Peccato per i brani dell’ultimo Where Ironcrosses Grow, dei quali è stata suonata la coppia “Tragedy of the Faithful” e “Where Ironcrosses Grow“, disco che meritava un po’ di spazio in più vista la ritrovata verve di questa release. In uno show durato un’ora e trenta circa compresivi di pausa e bis, una coppietta di pezzi ci stava tutta. 

Come accennato, non sono rimasto completamente soddisfatto dai suoni della serata, molto orientati alla potenza delle chitarre ed alla chiarezza della batteria, ma che hanno sovente lasciato in secondo piano le voci, soprattutto nei momenti di scream dei Coram Lethe. Una mancanza che, comunque, non imputerei completamente ai suoni che, a conti fatti, hanno premiato su tutti i Soulpit, aiutati da equalizzazioni più equilibrate. Semplicemente da assassinio la sezione elettrica dei Dismember, il cui sound è uscito poderoso ed abrasivo dopo un iniziale aggiustamento.

Se posso avanzare una richiesta, dopo Dismember ed Entombed e per continuare la sfilata death metal d’annata, non vedrei affatto male sul palco della Gabbia i Grave o i Necrophobic.

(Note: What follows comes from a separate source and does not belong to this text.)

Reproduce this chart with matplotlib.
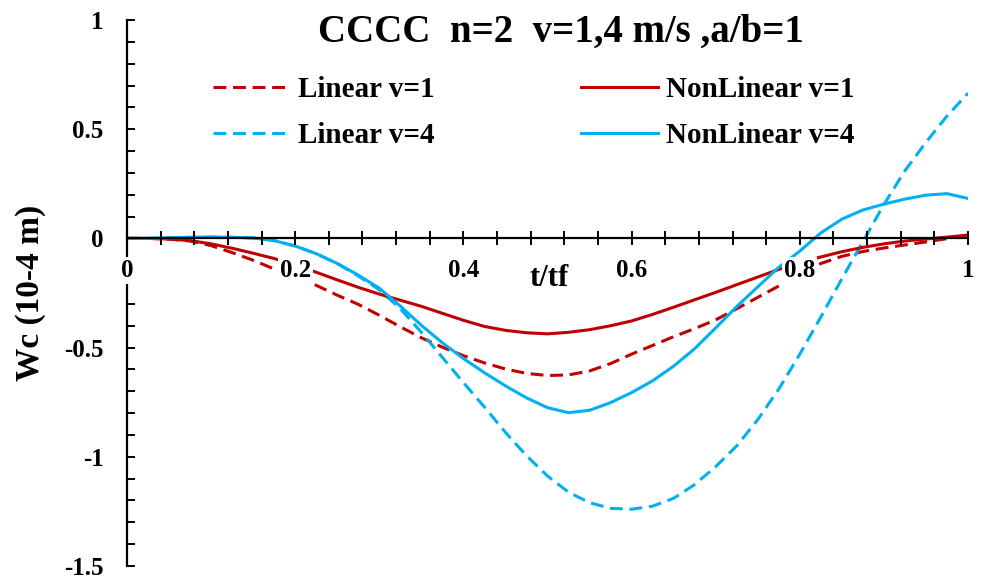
import matplotlib
matplotlib.use("Agg")
import matplotlib.pyplot as plt
from matplotlib.ticker import MultipleLocator, FixedLocator

# Normalised time t/tf
t = [0.000, 0.025, 0.050, 0.075, 0.100, 0.125, 0.150, 0.175, 0.200, 0.225,
     0.250, 0.275, 0.300, 0.325, 0.350, 0.375, 0.400, 0.425, 0.450, 0.475,
     0.500, 0.525, 0.550, 0.575, 0.600, 0.625, 0.650, 0.675, 0.700, 0.725,
     0.750, 0.775, 0.800, 0.825, 0.850, 0.875, 0.900, 0.925, 0.950, 0.975,
     1.000]

# Central deflection Wc (10^-4 m)
linear_v1 = [0.000, 0.000, -0.003, -0.012, -0.033, -0.065, -0.100, -0.140, -0.175, -0.215,
             -0.260, -0.302, -0.352, -0.405, -0.455, -0.498, -0.537, -0.570, -0.598, -0.618,
             -0.628, -0.625, -0.607, -0.573, -0.530, -0.490, -0.450, -0.413, -0.373, -0.322,
             -0.270, -0.218, -0.165, -0.115, -0.082, -0.060, -0.044, -0.030, -0.016, -0.001,
             0.015]

nonlinear_v1 = [0.000, 0.000, -0.003, -0.010, -0.025, -0.045, -0.068, -0.092, -0.122, -0.155,
                -0.190, -0.224, -0.255, -0.283, -0.311, -0.343, -0.375, -0.403, -0.421, -0.432,
                -0.437, -0.430, -0.418, -0.400, -0.378, -0.348, -0.315, -0.281, -0.247, -0.212,
                -0.177, -0.142, -0.111, -0.085, -0.061, -0.041, -0.025, -0.012, -0.003, 0.006,
                0.015]

linear_v4 = [0.000, 0.000, 0.003, 0.005, 0.006, 0.005, 0.002, -0.010, -0.035, -0.070,
             -0.115, -0.172, -0.235, -0.322, -0.430, -0.545, -0.660, -0.772, -0.888, -0.995,
             -1.088, -1.162, -1.210, -1.236, -1.240, -1.226, -1.190, -1.127, -1.045, -0.950,
             -0.830, -0.690, -0.530, -0.360, -0.185, -0.015, 0.155, 0.310, 0.440, 0.560,
             0.665]

nonlinear_v4 = [0.000, 0.000, 0.003, 0.005, 0.006, 0.005, 0.002, -0.010, -0.035, -0.070,
                -0.115, -0.168, -0.228, -0.310, -0.398, -0.478, -0.550, -0.615, -0.675, -0.730,
                -0.775, -0.798, -0.787, -0.752, -0.706, -0.652, -0.585, -0.505, -0.410, -0.312,
                -0.222, -0.132, -0.058, 0.025, 0.088, 0.130, 0.157, 0.180, 0.198, 0.205,
                0.183]

series_labels = ["Linear v=1", "Linear v=4", "NonLinear v=1", "NonLinear v=4"]
x_tick_values = [0, 0.2, 0.4, 0.6, 0.8, 1]
x_tick_labels = ["0", "0.2", "0.4", "0.6", "0.8", "1"]
y_tick_values = [-1.5, -1, -0.5, 0, 0.5, 1]
y_tick_labels = ["-1.5", "-1", "-0.5", "0", "0.5", "1"]

RED = "#C00000"
CYAN = "#00B0F0"
SERIF = ["Liberation Serif", "DejaVu Serif"]

plt.rcParams["font.family"] = SERIF
plt.rcParams["font.weight"] = "bold"

fig = plt.figure(figsize=(9.86, 5.83), dpi=100)
ax = fig.add_axes([127 / 986, 1 - 566 / 583, (968 - 127) / 986, (566 - 20) / 583])

lw = 2.2
dash = (4.2, 2.2)
l1, = ax.plot(t, linear_v1, color=RED, lw=lw, linestyle=(0, dash), label=series_labels[0])
l4, = ax.plot(t, linear_v4, color=CYAN, lw=lw, linestyle=(0, dash), label=series_labels[1])
n1, = ax.plot(t, nonlinear_v1, color=RED, lw=lw, label=series_labels[2])
n4, = ax.plot(t, nonlinear_v4, color=CYAN, lw=lw, label=series_labels[3])

ax.set_xlim(0, 1)
ax.set_ylim(-1.5, 1)

# Axes: left spine at x=0, horizontal axis through y=0
for side in ("top", "right"):
    ax.spines[side].set_visible(False)
ax.spines["bottom"].set_position(("data", 0))
for sp in ("left", "bottom"):
    ax.spines[sp].set_linewidth(1.6)
    ax.spines[sp].set_color("black")

ax.xaxis.set_major_locator(FixedLocator(x_tick_values))
ax.xaxis.set_minor_locator(MultipleLocator(0.04))
ax.set_xticklabels(x_tick_labels)
ax.yaxis.set_major_locator(FixedLocator(y_tick_values))
ax.yaxis.set_minor_locator(MultipleLocator(0.1))
ax.set_yticklabels(y_tick_labels)

ax.tick_params(axis="x", which="both", direction="inout", length=10, width=1.4,
               labelsize=18, pad=10)
ax.tick_params(axis="y", which="both", direction="in", length=6, width=1.4,
               labelsize=18, pad=17)

for lbl in ax.get_xticklabels():
    lbl.set_fontweight("bold")
    lbl.set_bbox(dict(facecolor="white", edgecolor="none", pad=1.5))
for lbl in ax.get_yticklabels():
    lbl.set_fontweight("bold")
ax.xaxis.set_zorder(6)

ax.set_xlabel("t/tf", fontsize=22, fontweight="bold")
ax.xaxis.set_label_coords((549 - 127) / 841, (566 - 278) / 546)
ax.xaxis.label.set_va("center")

ax.set_ylabel("Wc (10-4 m)", fontsize=24, fontweight="bold")
ax.yaxis.set_label_coords((31 - 127) / 841, 0.5)
ax.yaxis.label.set_va("center")

fig.text(561 / 986, 1 - 32 / 583, "CCCC  n=2  v=1,4 m/s ,a/b=1",
         ha="center", va="center", fontsize=28, fontweight="bold")

leg = ax.legend(handles=[l1, l4, n1, n4], ncol=2, frameon=False,
                loc="upper left", bbox_to_anchor=(213 / 986, 1 - 76 / 583),
                bbox_transform=fig.transFigure, borderpad=0, borderaxespad=0,
                handlelength=2.65, handletextpad=0.28, columnspacing=5.0,
                labelspacing=0.65, prop={"size": 21, "weight": "bold", "family": SERIF})

fig.savefig("out.png", dpi=100, facecolor="white")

Chiederei gli Edge of Sanity con Dan Swano, ma per loro la “vedo dura”. Io la butto lì, chissà che qualcuno mi ascolti.

Una conclusione del tutto personale, forse da vecchio “trombone” che ricorda com’era il death metal degli anni ’90: se penso ai brani dei Dismember ed al death svedese attuale (dal quale mi viene sempre più voglia di dissociarmi), quello che perfino si vanta di tornare alle origini, solo una parola mi viene mente… panzane. È una panzana vendere come un pregio il rinverdire uno stile che è nel DNA del metal estremo, come è ridicolo arrivare al punto di sentire bollato come “only for fans” un disco di puro death come Where Ironcrosses Grow. Poi, sul campo, la differenza si vede perché…

…C’è chi suona death metal e chi E’ death metal.
C’è chi suona per mostrarsi e mostrare i propri pezzi, c’è chi li suona per il pubblico.